Comparing Planck's Mass, Length, Time and Energy

[George Keeling]

TL;DR Summary

Planck's mass, length, time and energy. I wanted to compare them with actual things. Some don't seem extreme.

Sean Carroll gives the Planck's set of four dimensioned quantities: Planck's mass, length, time and energy. I wanted to compare them with actual things.\begin{align}

m_p=\sqrt{\frac{\hbar c}{G}}&=2.18\times{10}^{-8}\rm{kg}&\rm{{10}^{7}\ E. coli}\phantom {100000000000000000000}&\phantom {10000}(1)\nonumber\\

l_p=\sqrt{\frac{\hbar G}{c^3}}&=1.63\times{10}^{-35}\rm{m}&\rm{Radius\ of\ proton\ ={10}^{-15}\ m}\phantom {10000}&\phantom {10000}(2)\nonumber\\

t_p=\sqrt{\frac{\hbar G}{c^5}}&=5.39\times{10}^{-44}\rm{s}&\rm{Cosmic\ inflation\ ends\ at\ {10}^{-32}s}\phantom {10000}&\phantom {10000}(3)\nonumber\\

E_p=\sqrt{\frac{\hbar c^5}{G}}&=1.95\times{10}^9\rm{J}&\rm{Sun\ emits{\ 10}^{26}\ Js^{-1}. \text{ A-bomb}\rm={10}^{12}}\ J&\phantom {10000}(4)\nonumber\\

&=1.22\times{10}^{19}\rm{GeV}&

&\phantom {10000}\nonumber

\end{align}He then says "Most likely, quantum gravity does not become important until we consider particle masses greater than $m_p$, or times shorter than $t_p$, or lengths smaller than $l_p$, or energies greater than $E_p$; at lower scales classical GR should suffice. Since these are all far removed from observable phenomena, constructing a consistent theory of quantum gravity is more an issue of principle than of practice."

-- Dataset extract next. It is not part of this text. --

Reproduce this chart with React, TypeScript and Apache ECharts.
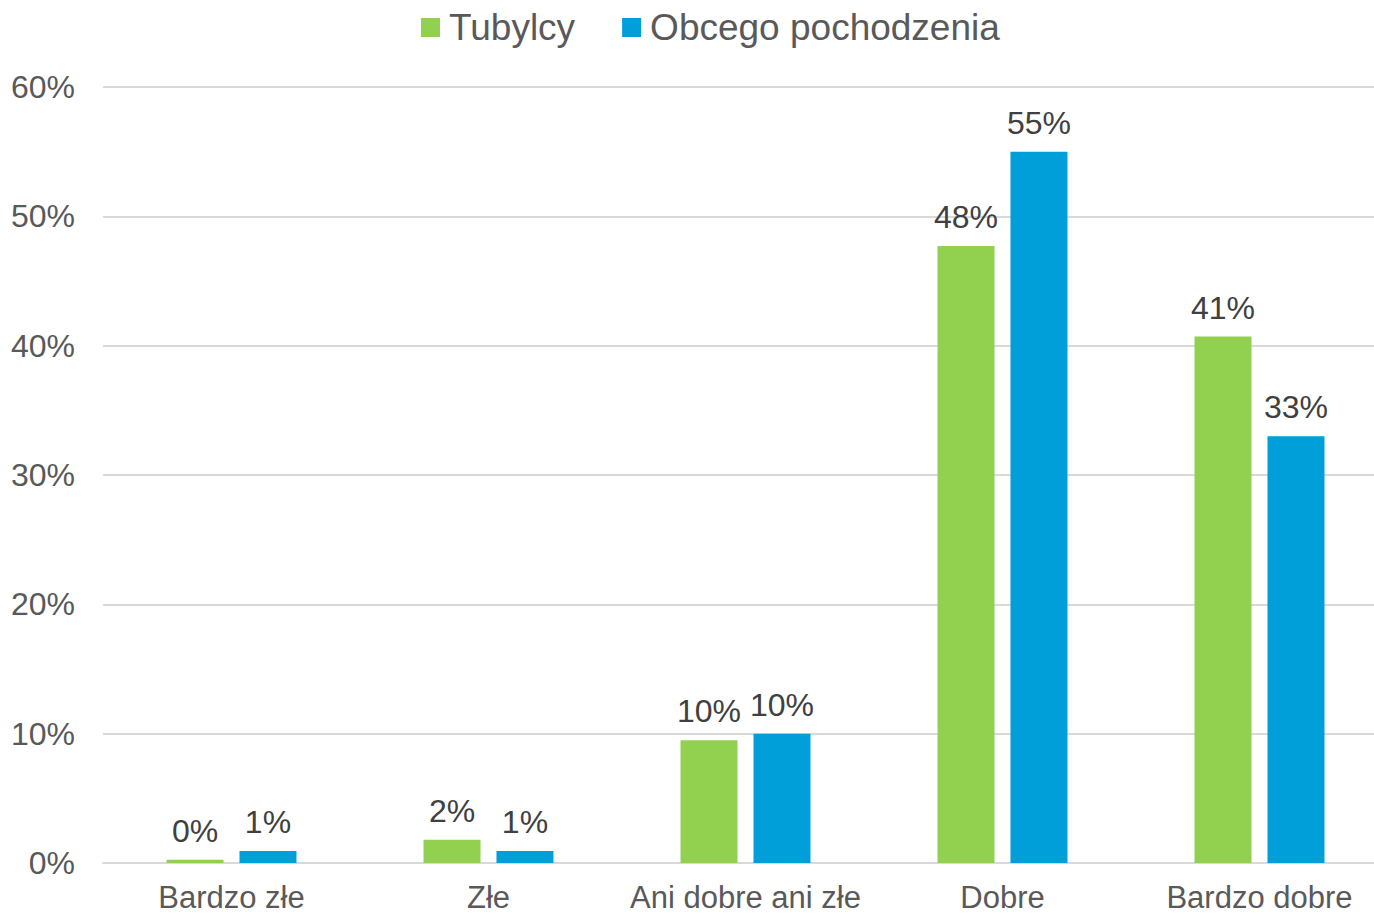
import React, { useEffect, useRef } from "react";
import * as echarts from "echarts";

const categories = ["Bardzo złe", "Złe", "Ani dobre ani złe", "Dobre", "Bardzo dobre"];
const tubylcy = [0.25, 1.8, 9.5, 47.7, 40.7];
const obcego = [0.93, 0.93, 10.0, 55.0, 33.0];
const seriesNames = ["Tubylcy", "Obcego pochodzenia"];

export default function App() {
  const ref = useRef<HTMLDivElement>(null);
  useEffect(() => {
    document.body.style.margin = "0";
    const chart = echarts.init(ref.current!, null, { renderer: "svg" });
    const font = "'Liberation Sans', Arial, sans-serif";
    const label = {
      show: true,
      position: "top",
      distance: 13,
      color: "#404040",
      fontSize: 32,
      fontFamily: font,
      formatter: (p: any) => Math.round(p.value) + "%",
    };
    chart.setOption({
      animation: false,
      backgroundColor: "#ffffff",
      legend: {
        top: 9,
        left: 421,
        padding: 0,
        itemWidth: 19,
        itemHeight: 19,
        itemGap: 47,
        icon: "rect",
        textStyle: { fontSize: 37, color: "#595959", fontFamily: font, padding: [0, 0, 0, 4] },
        data: seriesNames,
      },
      grid: { left: 103, width: 1285, top: 87, height: 776, containLabel: false, outerBoundsMode: "none" },
      xAxis: {
        type: "category",
        data: categories,
        axisLine: { lineStyle: { color: "#d9d9d9", width: 2 } },
        axisTick: { show: false },
        axisLabel: { interval: 0, fontSize: 31, lineHeight: 32, color: "#595959", fontFamily: font, margin: 18 },
      },
      yAxis: {
        type: "value",
        min: 0,
        max: 60,
        interval: 10,
        axisLine: { show: false },
        axisTick: { show: false },
        axisLabel: { fontSize: 32, color: "#595959", fontFamily: font, margin: 28, formatter: "{value}%" },
        splitLine: { lineStyle: { color: "#d9d9d9", width: 2 } },
      },
      series: [
        { name: seriesNames[0], type: "bar", data: tubylcy, barWidth: 57, barGap: "28%", itemStyle: { color: "#92D050" }, label },
        { name: seriesNames[1], type: "bar", data: obcego, barWidth: 57, barGap: "28%", itemStyle: { color: "#009FDA" }, label },
      ],
    });
    return () => chart.dispose();
  }, []);
  return <div ref={ref} style={{ width: 1374, height: 915, overflow: "hidden" }} />;
}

Whilst it is unimaginable that we will see things shorter than $t_p$ or smaller than $l_p$, particle masses ('point masses') greater than $m_p$ are commonplace in GR and energies greater than $E_p$ are happening all the time. Can anybody help me make sense of the $m_p,E_p$ parts? And why are those 'greater than' and the others 'less than'?

 

[mitochan]

From your post I calculate "Planck momentum" of M_p c= 6.54 kg m/s which amounts a pitched baseball with 100 miles/hour speed. We can see it in major league game.

 

[Ibix]

He means energies involved in a single particle-particle collision. The LHC can accelerate protons to about a millionth of the Planck energy (if memory serves) (edit:) of a Joule, so we're going to need a bigger accelerator.

 

[George Keeling]

From your post I calculate "Planck momentum" of M_p c= 6.54 kg m/s which amounts a pitched baseball with 100 miles/hour speed. We can see it in major league game.

Much better than collecting 10 million bacteria!

 

[George Keeling]

The LHC can accelerate protons to about a millionth of the Planck energy (if memory serves), so we're going to need a bigger accelerator

https://en.wikipedia.org/wiki/Large_Hadron_Collider say "After upgrades it reached 6.5 TeV per beam 13 TeV (= $1.3\times 10^4$ GeV) total collision energy," so that's $10^{15}$ times bigger!

 

[Ibix]

Correct - my memory was faulty. It's one millionth of a Joule they can reach (source). So we're going to need an even bigger accelerator.